### DIRECTIONS
Leave out the pictures and print only the lines from the one with "Write a Python" through the one with "series_4 = [34.5, 34.5, 33, 34.5, 34.5, 34.5]", exactly as they are.

### RECORDS FOR PROCESSING
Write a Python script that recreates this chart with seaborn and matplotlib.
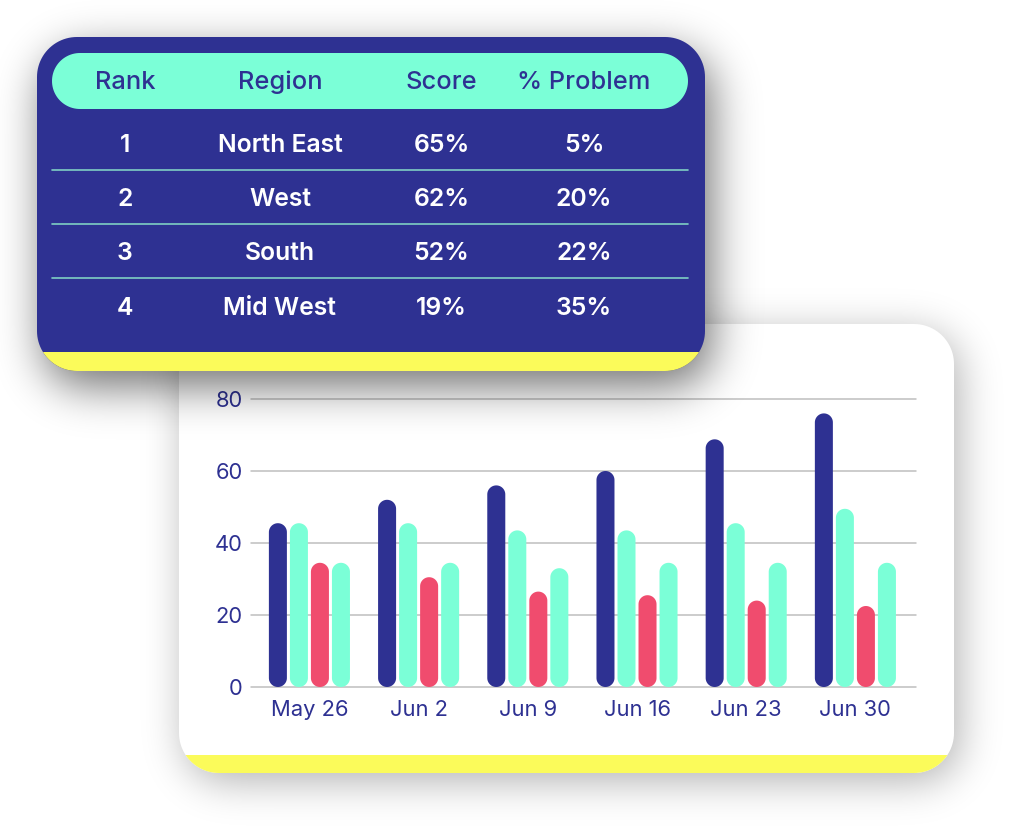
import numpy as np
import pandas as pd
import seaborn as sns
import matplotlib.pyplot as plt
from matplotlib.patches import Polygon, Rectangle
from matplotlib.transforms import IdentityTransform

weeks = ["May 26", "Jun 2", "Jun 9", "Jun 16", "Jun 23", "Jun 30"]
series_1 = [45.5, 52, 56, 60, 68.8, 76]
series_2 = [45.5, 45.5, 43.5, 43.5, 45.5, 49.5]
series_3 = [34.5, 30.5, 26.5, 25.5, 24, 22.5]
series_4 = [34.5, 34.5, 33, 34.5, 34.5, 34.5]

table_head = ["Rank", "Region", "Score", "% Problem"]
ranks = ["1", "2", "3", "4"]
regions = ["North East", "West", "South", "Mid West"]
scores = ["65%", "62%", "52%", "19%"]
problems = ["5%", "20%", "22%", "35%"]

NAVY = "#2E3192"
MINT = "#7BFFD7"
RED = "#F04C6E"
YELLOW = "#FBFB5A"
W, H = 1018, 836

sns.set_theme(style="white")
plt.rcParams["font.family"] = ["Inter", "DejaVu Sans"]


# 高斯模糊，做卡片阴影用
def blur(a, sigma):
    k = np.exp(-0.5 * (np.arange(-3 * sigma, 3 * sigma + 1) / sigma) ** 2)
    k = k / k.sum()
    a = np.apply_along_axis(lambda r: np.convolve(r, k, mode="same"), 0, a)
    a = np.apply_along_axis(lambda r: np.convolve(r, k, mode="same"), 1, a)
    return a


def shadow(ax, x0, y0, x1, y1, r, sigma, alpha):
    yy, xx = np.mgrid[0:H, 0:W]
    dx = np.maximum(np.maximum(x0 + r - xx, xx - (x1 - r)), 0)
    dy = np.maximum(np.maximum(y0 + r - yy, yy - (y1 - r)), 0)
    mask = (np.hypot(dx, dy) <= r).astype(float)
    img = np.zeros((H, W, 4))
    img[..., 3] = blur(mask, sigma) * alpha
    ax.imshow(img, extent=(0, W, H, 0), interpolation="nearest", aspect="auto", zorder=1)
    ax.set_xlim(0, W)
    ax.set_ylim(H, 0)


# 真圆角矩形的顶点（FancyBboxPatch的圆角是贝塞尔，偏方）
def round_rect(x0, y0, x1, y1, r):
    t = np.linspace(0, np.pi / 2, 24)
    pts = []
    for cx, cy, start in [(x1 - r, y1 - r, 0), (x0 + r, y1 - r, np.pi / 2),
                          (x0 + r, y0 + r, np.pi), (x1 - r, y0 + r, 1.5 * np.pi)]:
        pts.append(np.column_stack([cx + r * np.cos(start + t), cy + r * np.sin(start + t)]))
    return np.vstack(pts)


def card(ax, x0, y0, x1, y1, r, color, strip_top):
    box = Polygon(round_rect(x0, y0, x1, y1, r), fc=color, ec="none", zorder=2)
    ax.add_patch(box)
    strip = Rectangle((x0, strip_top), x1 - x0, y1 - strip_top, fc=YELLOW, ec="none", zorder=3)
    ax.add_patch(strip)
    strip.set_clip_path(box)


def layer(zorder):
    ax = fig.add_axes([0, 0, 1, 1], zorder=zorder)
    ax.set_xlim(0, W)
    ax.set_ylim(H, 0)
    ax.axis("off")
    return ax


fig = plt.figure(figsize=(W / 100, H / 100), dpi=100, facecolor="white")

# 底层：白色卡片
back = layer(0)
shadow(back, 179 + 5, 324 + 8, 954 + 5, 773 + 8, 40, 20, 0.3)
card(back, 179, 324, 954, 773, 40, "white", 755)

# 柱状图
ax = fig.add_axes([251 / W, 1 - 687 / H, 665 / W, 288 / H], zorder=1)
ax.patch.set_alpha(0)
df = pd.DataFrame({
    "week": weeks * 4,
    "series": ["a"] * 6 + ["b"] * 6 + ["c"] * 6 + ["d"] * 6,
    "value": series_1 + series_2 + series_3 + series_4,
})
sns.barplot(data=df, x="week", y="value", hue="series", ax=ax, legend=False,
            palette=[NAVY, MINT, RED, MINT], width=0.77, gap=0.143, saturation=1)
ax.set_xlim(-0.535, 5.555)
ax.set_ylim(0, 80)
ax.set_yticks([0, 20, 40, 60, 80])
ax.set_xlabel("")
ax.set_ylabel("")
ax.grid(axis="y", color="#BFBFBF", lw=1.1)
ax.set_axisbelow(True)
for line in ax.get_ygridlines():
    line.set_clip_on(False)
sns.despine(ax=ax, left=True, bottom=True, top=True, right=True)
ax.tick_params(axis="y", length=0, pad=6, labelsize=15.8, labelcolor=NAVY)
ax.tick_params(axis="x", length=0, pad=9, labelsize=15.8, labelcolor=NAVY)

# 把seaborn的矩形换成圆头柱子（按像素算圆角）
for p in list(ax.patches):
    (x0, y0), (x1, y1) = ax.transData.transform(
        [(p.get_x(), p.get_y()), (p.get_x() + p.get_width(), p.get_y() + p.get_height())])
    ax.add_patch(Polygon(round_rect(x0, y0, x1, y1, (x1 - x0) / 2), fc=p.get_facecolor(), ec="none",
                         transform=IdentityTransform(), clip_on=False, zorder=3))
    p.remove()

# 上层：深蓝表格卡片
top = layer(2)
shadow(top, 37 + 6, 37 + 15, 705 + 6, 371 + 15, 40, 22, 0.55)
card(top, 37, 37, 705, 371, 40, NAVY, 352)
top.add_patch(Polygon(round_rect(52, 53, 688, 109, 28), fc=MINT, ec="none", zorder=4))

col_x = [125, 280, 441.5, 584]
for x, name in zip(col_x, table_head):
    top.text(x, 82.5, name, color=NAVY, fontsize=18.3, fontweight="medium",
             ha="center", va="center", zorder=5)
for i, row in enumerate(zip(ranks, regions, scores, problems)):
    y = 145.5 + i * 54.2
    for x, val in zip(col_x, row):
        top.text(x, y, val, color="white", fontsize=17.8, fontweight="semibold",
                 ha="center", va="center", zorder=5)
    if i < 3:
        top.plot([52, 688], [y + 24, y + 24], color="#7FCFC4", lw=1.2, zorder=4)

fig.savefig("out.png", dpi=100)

---

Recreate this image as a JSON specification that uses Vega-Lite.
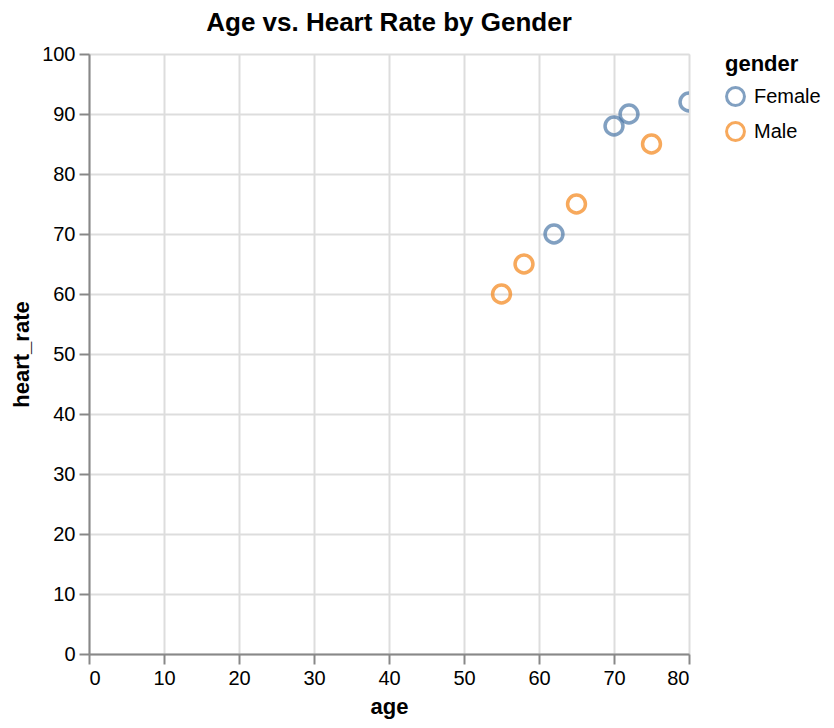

### RESULT FOR THIS TASK
Write a Python script that recreates this chart with seaborn and matplotlib.
import numpy as np
import pandas as pd
import seaborn as sns
import matplotlib.pyplot as plt
from matplotlib.patches import Polygon, Rectangle
from matplotlib.transforms import IdentityTransform

weeks = ["May 26", "Jun 2", "Jun 9", "Jun 16", "Jun 23", "Jun 30"]
series_1 = [45.5, 52, 56, 60, 68.8, 76]
series_2 = [45.5, 45.5, 43.5, 43.5, 45.5, 49.5]
series_3 = [34.5, 30.5, 26.5, 25.5, 24, 22.5]
series_4 = [34.5, 34.5, 33, 34.5, 34.5, 34.5]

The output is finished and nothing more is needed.